Introduction: Dante and Comics
DOI:
https://doi.org/10.54103/2039-9251/19751Abstract
Divina Commedia represents Dante’s most famous work: even if many centuries have passed, it still represents universal knowledge. Today comics are still perceived as consumer literature, however over time there have been many comics works that have reinterpreted in various ways Commedia. Various reinterpretations have been conducted using interwined and different languages. Reinterpretations accompany Dante's world in today's world.
The issue entitled Dante and comics contains essays that investigate the links between Commedia and comics through two perspectives: philosophical, linguistic and literary.

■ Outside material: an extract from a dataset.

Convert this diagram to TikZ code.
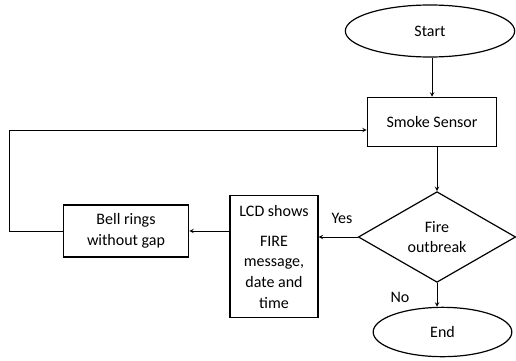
\documentclass[tikz,border=0pt]{standalone}
\usepackage{fontspec}
\setmainfont{Carlito}
\usetikzlibrary{shapes.geometric}

\begin{document}
\begin{tikzpicture}[x=0.75pt, y=-0.75pt,
	font=\fontsize{12}{15}\selectfont,
	term/.style={ellipse, draw, line width=0.9pt, inner sep=0},
	procbox/.style={rectangle, draw, line width=0.9pt, align=center, inner sep=0},
	conn/.style={->, >=stealth, line width=0.5pt}]
	\useasboundingbox (0,0) rectangle (516,360);

	\node[term, minimum width=127pt, minimum height=39pt](start) at (430,31) {Start};
	\node[procbox, minimum width=97pt, minimum height=37pt](smoke) at (432,122) {Smoke Sensor};
	\node[diamond, draw, line width=0.9pt, aspect=1.72, inner sep=0, minimum width=118pt, minimum height=68pt, align=center](fire) at (437,237) {Fire\\outbreak};
	\node[term, minimum width=104pt, minimum height=37pt](end) at (442.5,332) {End};
	\node[procbox, minimum width=66pt, minimum height=91pt, font=\fontsize{12}{15.5}\selectfont](lcd) at (274,256.5) {LCD shows\\[7pt]FIRE\\message,\\date and\\time};
	\node[procbox, minimum width=94pt, minimum height=39pt, font=\fontsize{12}{16}\selectfont](bell) at (126,231) {Bell rings\\without gap};
	\coordinate(loop) at (9,130);

	\node(yes) at (342,218) {Yes};
	\node(no) at (400,297) {No};

	\draw[conn](start.south -| smoke.north) -- (smoke.north);
	\draw[conn](smoke.south -| fire.north) -- (fire.north);
	\draw[conn](fire.south) -- (fire.south |- end.north);
	\draw[conn](fire.west) -- (fire.west -| lcd.east);
	\draw[conn](bell.east -| lcd.west) -- (bell.east);
	\draw[conn](bell.west) -| (loop) -- (loop -| smoke.west);
\end{tikzpicture}
\end{document}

The authors develop a number of central subjects: comics as a transmedia medium based on drawn from reflections on aesthetics and the artistic improvisation practices; the role that comics can take as a medium to bring students closer to language and literature; the type of language found in the comics and an accurate analysis of the language itself; the results of classroom activities that start from texts taken from Commedia; an in-depth study about various visual Commedia translations that have followed one another over the centuries.
From the reflections it emerges versatility and liveliness offered by the transposition of Commedia into comics, allowing the texts to be examined on several levels of interpretation in which the possibilities arising from topics are recognized and broadened. Contributions have a philosophical, linguistic and literary impact.